The next time I returned to my hometown for a visit, I was eager to make a trip to the library to check out Mr. Wilcox’s thesis. When the librarian retrieved it for me, I quickly sat down at one of the available study tables and flipped open its cover. Filled with curiosity, I wondered, What does the Lord want me to see in this thesis?
As I skimmed each page, it wasn’t long before something caught my attention. It was a section titled, “Three Christian Friends.” It was a section that talked about the experience of certain settlers in a new and foreign land. The Homestead Act, effective January 1, 1863, made it possible for European settlers to obtain free land in the United States. This motivated many Scandinavians to leave their homeland and travel to America for the opportunity to become land owners.
What caught my eye was the story of how three Christian friends made their faith in God a priority in their new home in what they called “the wild west” in America. Mr. Wilcox included the story of these three Christian friends in his thesis because of their unique contribution to the newly budding community. There was Johannes Monson, along with his wife and four kids, who left Norway and first settled in Wisconsin. In 1872, he and his family left Wisconsin and traveled to Nebraska in a train of ten covered wagons to a settlement on Shell Creek. Then there was also Christian Simonson, along with his wife and three children, who left Norway in 1871 and eventually settled in Nebraska as well. Christian’s lifelong friend, Nels Wick, came along with them. Nels Wick and Christian Simonson took homesteads side by side and near the homestead of their friend, Johannes Monson.
Faith was of great importance to these Scandinavian settlers. Mr. Wilcox wrote, “Every family had its Bible, Scandinavian hymn book, and books of catechism, as well as books of devotional ritual.” Unfortunately, there were no organized churches. Remember, it was the wild, wild west. As a result, the only ministers available to these settlers were traveling clergymen. An infrequent visit by one of these clergymen was met with great anticipation. There was much activity planned around their visits. “Marriages were performed, children baptized, and services were held over the graves of those who had died since the last pastoral visit.”

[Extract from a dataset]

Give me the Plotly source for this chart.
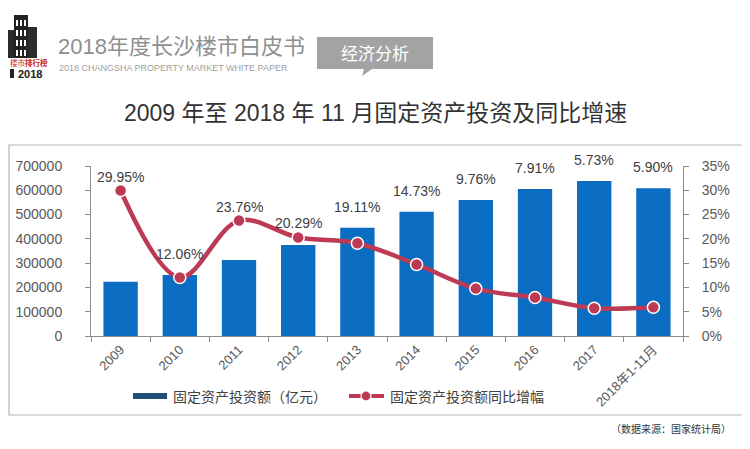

They needed and desired a more consistent way to observe their faith, rather than having to wait for intermittent visits from traveling clergy. Mr. Wilcox described the moment that gave birth to the area’s first church. “One day in the summer of 1873, Christian Simonson, Johannes Monson, and Nels Wick were cutting corn on Johannes’ land. As they rested in the shade of a corn shock, they conversed on the matter uppermost in their minds, which was how to preserve the Christian faith for themselves and their children in what seemed to them the wicked, wild west.” (The area was, indeed, dangerous. The Pawnee, Omaha, and Sioux Indians also lived in the area. Due to frightening incidents with the Sioux Indians, soldiers were stationed in the area.) “The three young men were very much in earnest and wept together when they considered the possibility of losing the treasures most dear to them. But they did not only weep, they decided to do something about it. So it was proposed and they agreed to meet on Sundays, alternately in the different homestead dugouts for devotional services. Many other families joined in the plan and thus was formed a large group of men and women devoted to the uplift of the land. The services consisted of praying, singing, and reading from Lutheran devotional books. After the services, the children were instructed in the catechism and the Bible. This plan of religious service continued for many years and is one of the outstanding features of pioneer life on Shell Creek.”
Shell Creek Lutheran Church was organized in 1874. They didn’t yet have a minister, so Johannes became its first president. Nels Wick was secretary, and Christian Simonson was treasurer. The first building they met in for services was the school house. Then in 1882, they purchased a blacksmith shop and converted it into a chapel. Finally in 1888, they built the beautiful church building that still stands today.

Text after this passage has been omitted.